A disciplined Odoo migration or reimplementation strategy usually separates data into three layers: master data to be cleansed and migrated, open transactional data required for continuity, and historical data that can be archived or accessed through a reporting repository. This reduces cost and risk while preserving auditability. Integration strategy should follow the same principle. Not every legacy interface should be rebuilt. Some should be retired, consolidated, or replaced by native Odoo capabilities.
Realistic business scenarios
Scenario one: a mid-market distributor has a stable finance team, a functioning chart of accounts, and acceptable close performance, but its current ERP version is aging and infrastructure support is becoming expensive. Here, migration is often the better path, especially if the objective is to reduce hosting risk and modernize without disrupting operations.
Scenario two: a multi-entity services company has grown through acquisition, uses multiple billing methods, and struggles with inconsistent dimensions, manual consolidations, and fragmented reporting. In this case, reimplementation is usually the stronger option because preserving the current model would carry forward structural inefficiency. Odoo can be effective if the business wants to unify finance with project, sales, subscription, and expense workflows.
Scenario three: a manufacturer wants to modernize finance but also improve procurement, inventory valuation, and cost visibility. If finance issues are tightly linked to operational process gaps, a narrow migration may underdeliver. A phased reimplementation centered on Odoo can create more value by redesigning finance and operations together.
- Migration is usually best for organizations seeking continuity, lower short-term disruption, and infrastructure or version modernization with limited process change.
- Reimplementation is usually best for organizations seeking standardization, stronger automation, cleaner controls, and a scalable cloud ERP operating model.
Which businesses should choose Odoo in this comparison
Businesses should strongly consider Odoo when they want finance modernization to support broader operational integration rather than remain a standalone accounting initiative. Odoo is especially well suited for companies that need a flexible platform across finance, procurement, inventory, CRM, projects, subscriptions, and approvals, and that want to balance configurability with manageable TCO. It is often a strong fit for mid-market organizations replacing fragmented systems or seeking a cleaner reimplementation path with modular rollout options.
Which businesses may prefer an alternative or a migration-first path
A migration-first path may be preferable when the current ERP already supports complex finance requirements effectively, the organization has significant sunk investment in validated custom processes, or regulatory and audit constraints make redesign impractical in the near term. Some enterprises may also prefer alternative platforms if they require highly specialized industry functionality, deeply embedded global templates, or a broader incumbent ecosystem that they are not prepared to unwind.

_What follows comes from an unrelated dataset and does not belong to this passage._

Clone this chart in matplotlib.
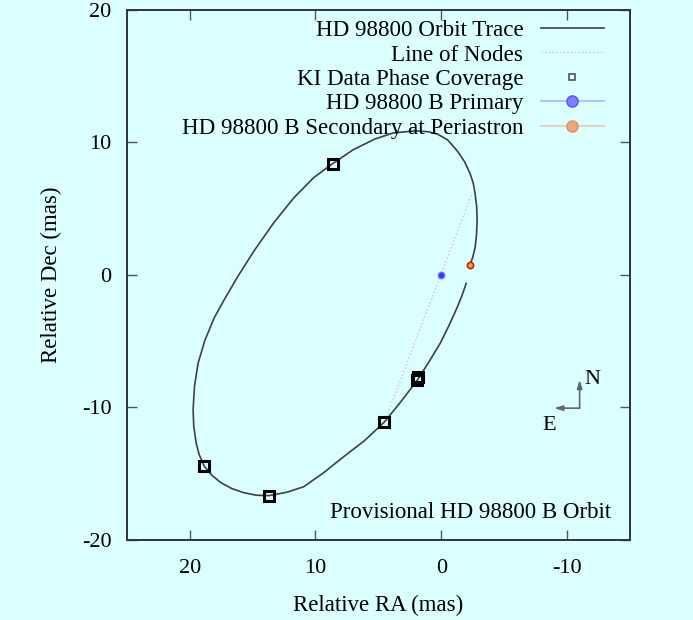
import matplotlib
matplotlib.use("Agg")
import matplotlib.pyplot as plt
from matplotlib.lines import Line2D

# orbit trace (mas), from the gap near periastron round to it
orbit_ra = [-1.98, -1.65, -1.27, -0.62, 0.08, 0.98, 1.90, 3.20, 4.52, 6.10,
            7.77, 9.35, 10.94, 12.30, 13.71, 14.70, 15.69, 16.65, 17.51, 18.25,
            18.86, 19.25, 19.49, 19.68, 19.73, 19.62, 19.33, 18.80, 18.07, 17.27,
            16.16, 14.90, 13.31, 11.73, 10.14, 8.64, 7.00, 5.30, 3.80, 2.00,
            1.00, 0.32, -0.50, -1.27, -1.85, -2.30, -2.55, -2.69, -2.82, -2.85,
            -2.80, -2.69, -2.52, -2.30]
orbit_dec = [-0.64, -1.55, -2.44, -3.80, -5.15, -6.56, -7.93, -9.55, -11.09, -12.50,
             -13.72, -14.92, -15.98, -16.40, -16.65, -16.62, -16.43, -16.12, -15.68, -15.10,
             -14.40, -13.55, -12.67, -11.40, -10.19, -8.40, -6.65, -4.95, -3.27, -1.89,
             -0.09, 1.80, 3.95, 5.81, 7.35, 8.40, 9.45, 10.25, 10.72, 10.88,
             10.80, 10.64, 10.20, 9.36, 8.55, 7.63, 6.90, 6.13, 5.10, 4.10,
             3.00, 2.07, 1.40, 0.79]

nodes_ra = [4.36, -2.46]
nodes_dec = [-10.71, 6.20]

ki_ra = [8.64, 4.52, 1.90, 1.82, 18.86, 13.71]
ki_dec = [8.38, -11.09, -7.93, -7.71, -14.40, -16.65]

primary = (0.0, 0.0)
periastron = (-2.30, 0.79)

bg = "#dbfefe"
plt.rcParams["font.family"] = ["Liberation Serif", "DejaVu Serif"]
plt.rcParams["axes.unicode_minus"] = False

fig = plt.figure(figsize=(6.93, 6.2), dpi=100, facecolor=bg)
ax = fig.add_axes([0.183, 0.129, 0.726, 0.855])
ax.set_facecolor(bg)

ax.plot(orbit_ra, orbit_dec, "-", color="#404040", lw=1.2)
ax.plot(nodes_ra, nodes_dec, ":", color="#e0b8e0", lw=1.0)
ax.plot(ki_ra, ki_dec, "s", ms=7, mfc="none", mec="black", mew=2.2)
ax.plot(*primary, "o", ms=4.5, mfc="#3535ff", mec="#6a6aff", mew=1)
ax.plot(*periastron, "o", ms=4.5, mfc="#f0a060", mec="#cc2200", mew=1.2)

# compass
arr = dict(arrowstyle="-|>,head_length=0.5,head_width=0.15", color="#666666", lw=1.2,
           shrinkA=0, shrinkB=0)
ax.annotate("", xy=(-11.0, -7.9), xytext=(-11.0, -10.05), arrowprops=arr)
ax.annotate("", xy=(-8.95, -10.05), xytext=(-11.0, -10.05), arrowprops=arr)
ax.text(-12.05, -7.9, "N", fontsize=16, ha="center", va="center")
ax.text(-8.6, -11.35, "E", fontsize=16, ha="center", va="center")

ax.text(-13.5, -17.9, "Provisional HD 98800 B Orbit", fontsize=16.5,
        ha="right", va="center")

ax.set_xlim(25, -15)
ax.set_ylim(-20, 20)
ax.set_xticks([20, 10, 0, -10])
ax.set_yticks([20, 10, 0, -10, -20])
ax.tick_params(direction="in", length=7, width=1, color="#555555",
               top=True, right=True, labelsize=16)
ax.tick_params(axis="x", pad=14)
ax.tick_params(axis="y", pad=11)
for s in ax.spines.values():
    s.set_color("#333333")
    s.set_linewidth(1.4)
ax.set_xlabel("Relative RA (mas)", fontsize=16.5, labelpad=12)
ax.set_ylabel("Relative Dec (mas)", fontsize=16.5, labelpad=14)

handles = [
    Line2D([], [], color="#404040", lw=1.2),
    Line2D([], [], color="#e0b8e0", lw=1.0, ls=":"),
    Line2D([], [], ls="none", marker="s", ms=5, mfc="none", mec="#555555", mew=1.2),
    Line2D([], [], color="#b0b0ff", lw=1.2, marker="o", ms=8, mfc="#8080ff", mec="#5050ff"),
    Line2D([], [], color="#e6c8b0", lw=1.2, marker="o", ms=8, mfc="#f0a878", mec="#e09060"),
]
labels = ["HD 98800 Orbit Trace", "Line of Nodes", "KI Data Phase Coverage",
          "HD 98800 B Primary", "HD 98800 B Secondary at Periastron"]
ax.legend(handles, labels, loc="upper right", bbox_to_anchor=(604 / 693, 1 - 20 / 620),
          bbox_transform=fig.transFigure, frameon=False, markerfirst=False,
          fontsize=16.6, handlelength=2.75, handletextpad=0.75, labelspacing=0.14,
          borderpad=0, borderaxespad=0)

fig.savefig("out.png", dpi=100, facecolor=bg)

Executive decision guidance
Executives should avoid framing this as a binary technology choice. The better question is which path creates the right balance of risk, cost, and control over a three- to five-year horizon. If the business needs speed, continuity, and lower immediate disruption, migration is often justified. If the business needs process simplification, stronger governance, and a more scalable finance architecture, reimplementation usually creates more strategic value. In many cases, the best answer is phased modernization: migrate what must be preserved, reimplement what should be redesigned, and use Odoo where standardization and cross-functional integration can produce measurable operational gains.